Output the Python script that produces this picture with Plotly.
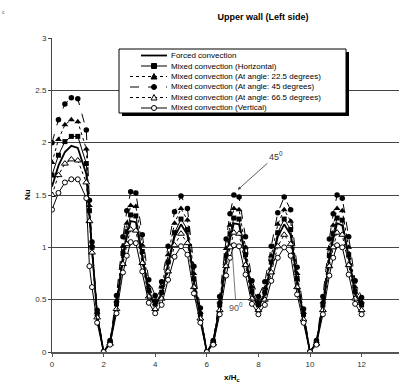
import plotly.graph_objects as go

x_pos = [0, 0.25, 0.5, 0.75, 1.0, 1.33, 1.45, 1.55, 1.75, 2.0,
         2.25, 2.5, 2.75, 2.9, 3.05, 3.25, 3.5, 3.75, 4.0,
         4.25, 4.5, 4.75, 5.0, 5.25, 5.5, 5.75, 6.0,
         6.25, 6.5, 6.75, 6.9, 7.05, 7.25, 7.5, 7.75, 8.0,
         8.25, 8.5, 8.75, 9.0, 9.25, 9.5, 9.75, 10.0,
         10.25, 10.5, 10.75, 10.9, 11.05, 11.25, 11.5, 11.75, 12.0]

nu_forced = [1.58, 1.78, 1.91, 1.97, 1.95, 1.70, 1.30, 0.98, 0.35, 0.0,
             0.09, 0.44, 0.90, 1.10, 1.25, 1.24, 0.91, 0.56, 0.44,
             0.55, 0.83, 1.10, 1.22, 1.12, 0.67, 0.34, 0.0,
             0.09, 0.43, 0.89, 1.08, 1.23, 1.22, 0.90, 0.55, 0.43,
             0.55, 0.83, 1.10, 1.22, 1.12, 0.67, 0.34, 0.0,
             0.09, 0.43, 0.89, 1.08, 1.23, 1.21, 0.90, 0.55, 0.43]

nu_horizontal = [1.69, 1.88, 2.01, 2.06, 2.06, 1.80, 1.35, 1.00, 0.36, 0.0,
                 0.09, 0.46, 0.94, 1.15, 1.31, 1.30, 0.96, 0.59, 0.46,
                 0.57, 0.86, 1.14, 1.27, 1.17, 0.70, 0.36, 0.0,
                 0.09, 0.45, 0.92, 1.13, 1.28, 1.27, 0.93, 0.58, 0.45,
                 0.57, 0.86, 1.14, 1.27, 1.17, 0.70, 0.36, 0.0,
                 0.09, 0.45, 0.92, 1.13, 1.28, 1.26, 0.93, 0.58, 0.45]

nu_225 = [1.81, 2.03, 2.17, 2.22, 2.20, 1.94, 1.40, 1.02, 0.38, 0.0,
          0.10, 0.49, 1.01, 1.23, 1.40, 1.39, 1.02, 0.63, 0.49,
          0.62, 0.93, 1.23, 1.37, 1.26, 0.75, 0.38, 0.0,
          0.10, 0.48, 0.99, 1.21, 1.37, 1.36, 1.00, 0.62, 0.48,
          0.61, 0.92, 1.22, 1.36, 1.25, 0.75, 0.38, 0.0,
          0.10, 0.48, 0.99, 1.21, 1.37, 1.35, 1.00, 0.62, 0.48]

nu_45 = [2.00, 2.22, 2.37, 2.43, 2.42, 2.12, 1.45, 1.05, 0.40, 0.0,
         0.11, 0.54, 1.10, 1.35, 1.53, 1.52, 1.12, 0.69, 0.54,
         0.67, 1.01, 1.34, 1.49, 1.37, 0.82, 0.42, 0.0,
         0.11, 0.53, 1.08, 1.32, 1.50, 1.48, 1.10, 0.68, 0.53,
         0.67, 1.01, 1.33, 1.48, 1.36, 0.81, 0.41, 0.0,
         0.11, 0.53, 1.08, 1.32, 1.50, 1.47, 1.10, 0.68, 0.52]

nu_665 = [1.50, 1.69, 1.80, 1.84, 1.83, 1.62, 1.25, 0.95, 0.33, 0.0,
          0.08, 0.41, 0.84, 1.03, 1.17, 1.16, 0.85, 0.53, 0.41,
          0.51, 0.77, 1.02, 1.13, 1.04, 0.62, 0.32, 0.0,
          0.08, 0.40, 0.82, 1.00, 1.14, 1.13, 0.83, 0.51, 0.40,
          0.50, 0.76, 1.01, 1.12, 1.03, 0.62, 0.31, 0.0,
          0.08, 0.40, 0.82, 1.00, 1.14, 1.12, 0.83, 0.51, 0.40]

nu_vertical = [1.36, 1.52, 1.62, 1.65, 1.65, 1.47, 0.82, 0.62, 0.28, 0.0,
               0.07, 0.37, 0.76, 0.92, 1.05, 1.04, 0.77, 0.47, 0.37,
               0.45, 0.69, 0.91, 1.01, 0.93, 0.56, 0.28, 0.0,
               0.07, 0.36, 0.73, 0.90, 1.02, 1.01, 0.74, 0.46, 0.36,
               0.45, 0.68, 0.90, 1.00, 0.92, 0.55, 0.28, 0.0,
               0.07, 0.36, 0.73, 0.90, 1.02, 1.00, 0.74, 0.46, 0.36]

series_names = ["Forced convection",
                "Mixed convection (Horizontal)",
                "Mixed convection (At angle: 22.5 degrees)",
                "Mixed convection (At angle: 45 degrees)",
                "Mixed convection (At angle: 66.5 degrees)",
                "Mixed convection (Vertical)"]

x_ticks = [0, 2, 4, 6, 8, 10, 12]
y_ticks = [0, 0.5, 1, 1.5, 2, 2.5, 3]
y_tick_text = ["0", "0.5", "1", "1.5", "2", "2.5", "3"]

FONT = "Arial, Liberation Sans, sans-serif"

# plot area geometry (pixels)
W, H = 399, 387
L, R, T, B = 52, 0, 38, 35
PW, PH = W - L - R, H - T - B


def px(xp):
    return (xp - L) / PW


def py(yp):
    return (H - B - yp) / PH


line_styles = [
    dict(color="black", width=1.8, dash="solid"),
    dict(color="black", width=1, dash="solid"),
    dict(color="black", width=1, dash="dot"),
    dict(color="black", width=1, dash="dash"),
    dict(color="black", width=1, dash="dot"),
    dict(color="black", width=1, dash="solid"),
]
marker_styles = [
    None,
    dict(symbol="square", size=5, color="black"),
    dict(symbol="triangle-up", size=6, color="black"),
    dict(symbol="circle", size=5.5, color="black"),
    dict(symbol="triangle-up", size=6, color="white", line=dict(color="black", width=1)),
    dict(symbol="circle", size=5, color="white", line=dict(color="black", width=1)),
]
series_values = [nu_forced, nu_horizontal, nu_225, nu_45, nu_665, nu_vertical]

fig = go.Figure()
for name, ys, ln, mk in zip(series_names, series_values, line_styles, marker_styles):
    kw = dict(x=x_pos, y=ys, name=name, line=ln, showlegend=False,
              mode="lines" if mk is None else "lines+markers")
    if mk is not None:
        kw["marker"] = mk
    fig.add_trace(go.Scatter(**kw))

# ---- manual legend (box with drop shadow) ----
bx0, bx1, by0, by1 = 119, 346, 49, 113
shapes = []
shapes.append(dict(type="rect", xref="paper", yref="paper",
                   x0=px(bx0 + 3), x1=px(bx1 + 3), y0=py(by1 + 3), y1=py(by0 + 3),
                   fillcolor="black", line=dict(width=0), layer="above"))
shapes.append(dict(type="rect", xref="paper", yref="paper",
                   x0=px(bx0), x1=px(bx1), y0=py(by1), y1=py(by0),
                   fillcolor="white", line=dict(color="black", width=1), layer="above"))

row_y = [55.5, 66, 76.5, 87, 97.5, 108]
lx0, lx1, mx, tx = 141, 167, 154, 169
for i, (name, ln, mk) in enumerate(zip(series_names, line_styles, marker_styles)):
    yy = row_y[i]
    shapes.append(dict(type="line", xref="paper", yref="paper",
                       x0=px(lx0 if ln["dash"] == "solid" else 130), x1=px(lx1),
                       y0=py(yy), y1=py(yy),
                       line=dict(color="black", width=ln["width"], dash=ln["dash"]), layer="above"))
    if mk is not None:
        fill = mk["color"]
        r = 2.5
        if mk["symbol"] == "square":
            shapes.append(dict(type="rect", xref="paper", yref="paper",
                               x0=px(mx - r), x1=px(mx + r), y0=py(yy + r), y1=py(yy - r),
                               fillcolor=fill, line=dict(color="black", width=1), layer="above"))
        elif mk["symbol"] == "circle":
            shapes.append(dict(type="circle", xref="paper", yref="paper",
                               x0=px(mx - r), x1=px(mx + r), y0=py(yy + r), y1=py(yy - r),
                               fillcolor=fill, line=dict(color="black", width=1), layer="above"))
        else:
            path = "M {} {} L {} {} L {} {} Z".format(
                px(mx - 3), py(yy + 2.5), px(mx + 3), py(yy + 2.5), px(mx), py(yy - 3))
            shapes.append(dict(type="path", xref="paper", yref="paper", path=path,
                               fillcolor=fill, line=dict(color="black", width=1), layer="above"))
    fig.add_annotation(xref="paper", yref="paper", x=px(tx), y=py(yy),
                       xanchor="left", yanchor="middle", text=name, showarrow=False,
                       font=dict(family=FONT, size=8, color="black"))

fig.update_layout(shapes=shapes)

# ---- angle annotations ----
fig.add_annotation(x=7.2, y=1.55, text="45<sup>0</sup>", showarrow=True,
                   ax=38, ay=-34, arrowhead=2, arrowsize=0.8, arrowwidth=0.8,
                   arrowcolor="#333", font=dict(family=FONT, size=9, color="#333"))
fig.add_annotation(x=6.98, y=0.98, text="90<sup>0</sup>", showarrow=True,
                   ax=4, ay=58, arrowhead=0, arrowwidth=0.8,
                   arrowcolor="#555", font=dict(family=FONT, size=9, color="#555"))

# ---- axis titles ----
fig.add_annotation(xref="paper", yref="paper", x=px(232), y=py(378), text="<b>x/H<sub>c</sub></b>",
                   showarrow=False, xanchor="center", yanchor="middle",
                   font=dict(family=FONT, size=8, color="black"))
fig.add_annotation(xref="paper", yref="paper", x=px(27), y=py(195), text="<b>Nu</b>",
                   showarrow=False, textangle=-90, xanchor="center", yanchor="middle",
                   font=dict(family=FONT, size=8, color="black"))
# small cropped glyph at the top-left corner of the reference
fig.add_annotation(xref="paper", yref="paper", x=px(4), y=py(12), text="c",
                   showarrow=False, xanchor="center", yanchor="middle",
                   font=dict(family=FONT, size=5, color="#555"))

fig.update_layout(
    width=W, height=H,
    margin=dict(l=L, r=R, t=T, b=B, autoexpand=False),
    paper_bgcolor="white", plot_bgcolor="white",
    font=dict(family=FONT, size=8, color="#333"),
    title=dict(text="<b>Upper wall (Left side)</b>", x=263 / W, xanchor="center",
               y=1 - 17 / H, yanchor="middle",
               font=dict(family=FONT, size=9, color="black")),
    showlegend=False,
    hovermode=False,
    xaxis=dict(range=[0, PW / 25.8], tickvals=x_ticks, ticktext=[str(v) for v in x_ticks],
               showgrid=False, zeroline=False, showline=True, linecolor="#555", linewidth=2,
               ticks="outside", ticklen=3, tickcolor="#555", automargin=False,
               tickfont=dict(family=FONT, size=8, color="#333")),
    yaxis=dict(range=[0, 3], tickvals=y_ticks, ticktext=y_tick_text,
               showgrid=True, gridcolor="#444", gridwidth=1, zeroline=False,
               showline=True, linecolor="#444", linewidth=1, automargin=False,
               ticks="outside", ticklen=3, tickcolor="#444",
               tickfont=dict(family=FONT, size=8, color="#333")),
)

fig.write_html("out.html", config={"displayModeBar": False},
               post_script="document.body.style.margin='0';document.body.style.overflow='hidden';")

-=-=-

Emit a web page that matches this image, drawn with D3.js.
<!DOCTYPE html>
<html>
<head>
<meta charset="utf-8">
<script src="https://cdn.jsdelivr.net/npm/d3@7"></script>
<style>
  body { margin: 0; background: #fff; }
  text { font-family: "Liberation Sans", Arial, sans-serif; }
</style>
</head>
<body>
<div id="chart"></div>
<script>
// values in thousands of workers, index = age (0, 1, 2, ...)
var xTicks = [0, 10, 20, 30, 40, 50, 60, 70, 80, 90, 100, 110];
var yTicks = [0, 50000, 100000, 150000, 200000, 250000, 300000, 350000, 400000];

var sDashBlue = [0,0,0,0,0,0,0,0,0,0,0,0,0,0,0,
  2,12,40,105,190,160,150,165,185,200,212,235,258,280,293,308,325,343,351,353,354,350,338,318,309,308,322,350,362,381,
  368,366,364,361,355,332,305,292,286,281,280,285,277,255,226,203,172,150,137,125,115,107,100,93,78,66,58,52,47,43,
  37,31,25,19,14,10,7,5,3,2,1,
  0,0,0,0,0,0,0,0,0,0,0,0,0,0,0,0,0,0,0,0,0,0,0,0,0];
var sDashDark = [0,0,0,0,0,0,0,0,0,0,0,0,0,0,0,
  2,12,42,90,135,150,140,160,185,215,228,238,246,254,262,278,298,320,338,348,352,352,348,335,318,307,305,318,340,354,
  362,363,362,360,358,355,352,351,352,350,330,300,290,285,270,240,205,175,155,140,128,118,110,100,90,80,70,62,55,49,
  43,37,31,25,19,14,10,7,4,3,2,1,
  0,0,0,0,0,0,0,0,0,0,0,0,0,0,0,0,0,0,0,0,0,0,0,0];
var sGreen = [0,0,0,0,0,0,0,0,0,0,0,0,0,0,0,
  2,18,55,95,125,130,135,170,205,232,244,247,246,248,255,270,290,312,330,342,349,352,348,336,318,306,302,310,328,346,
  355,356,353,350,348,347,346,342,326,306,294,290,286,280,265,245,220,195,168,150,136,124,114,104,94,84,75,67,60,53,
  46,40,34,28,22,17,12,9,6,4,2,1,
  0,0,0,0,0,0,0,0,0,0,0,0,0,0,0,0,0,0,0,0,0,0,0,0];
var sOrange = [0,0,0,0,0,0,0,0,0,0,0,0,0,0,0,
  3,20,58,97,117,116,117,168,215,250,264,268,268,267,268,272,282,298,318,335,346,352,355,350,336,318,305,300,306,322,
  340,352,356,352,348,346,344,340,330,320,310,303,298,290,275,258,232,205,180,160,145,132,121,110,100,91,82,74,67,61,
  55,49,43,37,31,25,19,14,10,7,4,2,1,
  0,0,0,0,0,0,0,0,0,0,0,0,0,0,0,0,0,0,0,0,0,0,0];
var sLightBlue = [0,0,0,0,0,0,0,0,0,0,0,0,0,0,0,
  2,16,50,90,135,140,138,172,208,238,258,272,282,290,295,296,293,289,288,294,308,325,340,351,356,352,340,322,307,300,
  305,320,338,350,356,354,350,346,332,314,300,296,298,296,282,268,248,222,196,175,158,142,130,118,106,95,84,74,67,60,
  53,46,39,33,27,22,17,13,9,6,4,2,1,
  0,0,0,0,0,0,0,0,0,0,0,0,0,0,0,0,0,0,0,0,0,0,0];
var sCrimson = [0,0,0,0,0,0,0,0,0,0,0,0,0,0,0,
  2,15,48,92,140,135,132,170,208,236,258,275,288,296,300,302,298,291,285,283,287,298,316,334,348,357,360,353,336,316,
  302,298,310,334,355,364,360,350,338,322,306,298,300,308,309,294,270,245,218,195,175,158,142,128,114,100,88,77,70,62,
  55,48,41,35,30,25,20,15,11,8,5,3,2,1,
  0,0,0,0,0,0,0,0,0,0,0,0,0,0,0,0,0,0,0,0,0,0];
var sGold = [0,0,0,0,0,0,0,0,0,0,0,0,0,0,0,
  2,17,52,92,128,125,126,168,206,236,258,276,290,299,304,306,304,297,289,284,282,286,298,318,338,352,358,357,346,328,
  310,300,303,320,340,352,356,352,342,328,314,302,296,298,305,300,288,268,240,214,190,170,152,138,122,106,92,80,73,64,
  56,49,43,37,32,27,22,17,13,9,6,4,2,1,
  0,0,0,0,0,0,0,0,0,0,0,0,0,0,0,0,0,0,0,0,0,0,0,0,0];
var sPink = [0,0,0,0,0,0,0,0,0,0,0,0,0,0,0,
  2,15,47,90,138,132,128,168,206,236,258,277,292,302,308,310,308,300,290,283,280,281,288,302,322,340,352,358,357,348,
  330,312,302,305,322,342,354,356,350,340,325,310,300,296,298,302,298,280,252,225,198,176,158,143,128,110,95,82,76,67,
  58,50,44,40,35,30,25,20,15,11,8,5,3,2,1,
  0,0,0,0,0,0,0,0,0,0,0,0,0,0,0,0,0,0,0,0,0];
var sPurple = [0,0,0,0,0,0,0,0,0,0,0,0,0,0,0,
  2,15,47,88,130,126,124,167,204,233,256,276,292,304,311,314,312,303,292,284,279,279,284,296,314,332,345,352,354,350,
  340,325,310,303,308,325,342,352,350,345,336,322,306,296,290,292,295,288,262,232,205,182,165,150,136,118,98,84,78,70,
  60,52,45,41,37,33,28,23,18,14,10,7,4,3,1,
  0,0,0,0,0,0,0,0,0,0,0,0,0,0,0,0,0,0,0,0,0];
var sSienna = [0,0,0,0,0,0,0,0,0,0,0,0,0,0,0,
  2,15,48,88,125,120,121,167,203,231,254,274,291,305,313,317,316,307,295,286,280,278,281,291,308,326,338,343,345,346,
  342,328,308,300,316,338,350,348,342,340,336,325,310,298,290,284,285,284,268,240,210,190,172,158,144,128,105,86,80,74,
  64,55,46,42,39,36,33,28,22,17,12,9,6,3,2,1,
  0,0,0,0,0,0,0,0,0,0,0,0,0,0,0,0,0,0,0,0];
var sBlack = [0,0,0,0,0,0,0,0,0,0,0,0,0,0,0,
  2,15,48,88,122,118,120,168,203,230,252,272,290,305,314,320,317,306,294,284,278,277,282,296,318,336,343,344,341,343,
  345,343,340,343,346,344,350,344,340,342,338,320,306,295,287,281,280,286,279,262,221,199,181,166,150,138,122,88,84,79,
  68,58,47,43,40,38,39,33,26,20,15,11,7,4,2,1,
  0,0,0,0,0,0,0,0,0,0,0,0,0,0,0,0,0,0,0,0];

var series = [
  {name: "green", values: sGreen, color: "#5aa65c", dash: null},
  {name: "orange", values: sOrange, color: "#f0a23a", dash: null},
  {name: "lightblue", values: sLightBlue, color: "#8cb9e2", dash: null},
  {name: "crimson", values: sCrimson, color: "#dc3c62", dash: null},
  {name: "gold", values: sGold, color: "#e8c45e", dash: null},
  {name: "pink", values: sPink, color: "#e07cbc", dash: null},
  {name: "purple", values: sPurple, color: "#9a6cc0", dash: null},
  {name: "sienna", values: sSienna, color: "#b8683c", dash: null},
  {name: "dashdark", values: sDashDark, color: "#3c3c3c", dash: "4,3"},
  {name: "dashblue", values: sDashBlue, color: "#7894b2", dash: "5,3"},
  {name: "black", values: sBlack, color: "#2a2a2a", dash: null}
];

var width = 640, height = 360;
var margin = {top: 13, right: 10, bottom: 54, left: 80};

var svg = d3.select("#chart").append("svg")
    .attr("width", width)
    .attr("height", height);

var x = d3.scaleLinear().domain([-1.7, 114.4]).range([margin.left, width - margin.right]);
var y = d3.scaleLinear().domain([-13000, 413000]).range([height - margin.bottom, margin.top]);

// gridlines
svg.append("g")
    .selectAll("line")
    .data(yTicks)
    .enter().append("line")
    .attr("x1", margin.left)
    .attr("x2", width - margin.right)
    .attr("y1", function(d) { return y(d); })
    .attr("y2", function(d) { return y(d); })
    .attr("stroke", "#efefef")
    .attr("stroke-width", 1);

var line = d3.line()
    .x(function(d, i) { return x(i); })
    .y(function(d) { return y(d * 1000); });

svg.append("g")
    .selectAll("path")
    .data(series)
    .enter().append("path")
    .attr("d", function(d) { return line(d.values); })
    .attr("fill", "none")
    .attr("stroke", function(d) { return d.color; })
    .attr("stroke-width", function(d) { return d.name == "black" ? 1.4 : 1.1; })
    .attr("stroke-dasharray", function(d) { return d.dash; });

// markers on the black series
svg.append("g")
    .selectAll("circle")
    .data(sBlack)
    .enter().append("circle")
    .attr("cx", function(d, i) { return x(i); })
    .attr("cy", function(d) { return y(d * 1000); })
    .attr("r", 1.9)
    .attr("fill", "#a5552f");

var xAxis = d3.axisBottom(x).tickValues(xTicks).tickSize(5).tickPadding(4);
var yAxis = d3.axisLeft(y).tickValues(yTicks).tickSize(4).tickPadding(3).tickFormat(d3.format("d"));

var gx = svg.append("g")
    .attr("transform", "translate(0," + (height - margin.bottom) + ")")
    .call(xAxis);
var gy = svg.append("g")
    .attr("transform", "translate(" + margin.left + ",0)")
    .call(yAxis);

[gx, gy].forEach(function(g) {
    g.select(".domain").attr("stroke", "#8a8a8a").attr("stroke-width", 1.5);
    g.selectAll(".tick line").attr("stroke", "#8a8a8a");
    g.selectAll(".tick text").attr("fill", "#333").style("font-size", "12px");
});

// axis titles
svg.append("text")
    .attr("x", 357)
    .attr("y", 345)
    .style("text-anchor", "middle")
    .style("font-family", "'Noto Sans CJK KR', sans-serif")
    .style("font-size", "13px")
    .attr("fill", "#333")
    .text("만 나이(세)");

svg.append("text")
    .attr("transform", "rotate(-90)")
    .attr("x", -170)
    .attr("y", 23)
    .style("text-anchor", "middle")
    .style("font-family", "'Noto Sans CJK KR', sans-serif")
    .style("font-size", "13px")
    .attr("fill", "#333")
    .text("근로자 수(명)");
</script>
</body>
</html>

-=-=-

▶ **To do**:
The material above holds pictures; leave them out. Repeat exactly the lines from the one containing "Output the Python" through the one containing "0.09, 0.45, 0.92, 1.13, 1.28, 1.26, 0.93, 0.58, 0.45]", and nothing else.

▶ **Written solution**:
Output the Python script that produces this picture with Plotly.
import plotly.graph_objects as go

x_pos = [0, 0.25, 0.5, 0.75, 1.0, 1.33, 1.45, 1.55, 1.75, 2.0,
         2.25, 2.5, 2.75, 2.9, 3.05, 3.25, 3.5, 3.75, 4.0,
         4.25, 4.5, 4.75, 5.0, 5.25, 5.5, 5.75, 6.0,
         6.25, 6.5, 6.75, 6.9, 7.05, 7.25, 7.5, 7.75, 8.0,
         8.25, 8.5, 8.75, 9.0, 9.25, 9.5, 9.75, 10.0,
         10.25, 10.5, 10.75, 10.9, 11.05, 11.25, 11.5, 11.75, 12.0]

nu_forced = [1.58, 1.78, 1.91, 1.97, 1.95, 1.70, 1.30, 0.98, 0.35, 0.0,
             0.09, 0.44, 0.90, 1.10, 1.25, 1.24, 0.91, 0.56, 0.44,
             0.55, 0.83, 1.10, 1.22, 1.12, 0.67, 0.34, 0.0,
             0.09, 0.43, 0.89, 1.08, 1.23, 1.22, 0.90, 0.55, 0.43,
             0.55, 0.83, 1.10, 1.22, 1.12, 0.67, 0.34, 0.0,
             0.09, 0.43, 0.89, 1.08, 1.23, 1.21, 0.90, 0.55, 0.43]

nu_horizontal = [1.69, 1.88, 2.01, 2.06, 2.06, 1.80, 1.35, 1.00, 0.36, 0.0,
                 0.09, 0.46, 0.94, 1.15, 1.31, 1.30, 0.96, 0.59, 0.46,
                 0.57, 0.86, 1.14, 1.27, 1.17, 0.70, 0.36, 0.0,
                 0.09, 0.45, 0.92, 1.13, 1.28, 1.27, 0.93, 0.58, 0.45,
                 0.57, 0.86, 1.14, 1.27, 1.17, 0.70, 0.36, 0.0,
                 0.09, 0.45, 0.92, 1.13, 1.28, 1.26, 0.93, 0.58, 0.45]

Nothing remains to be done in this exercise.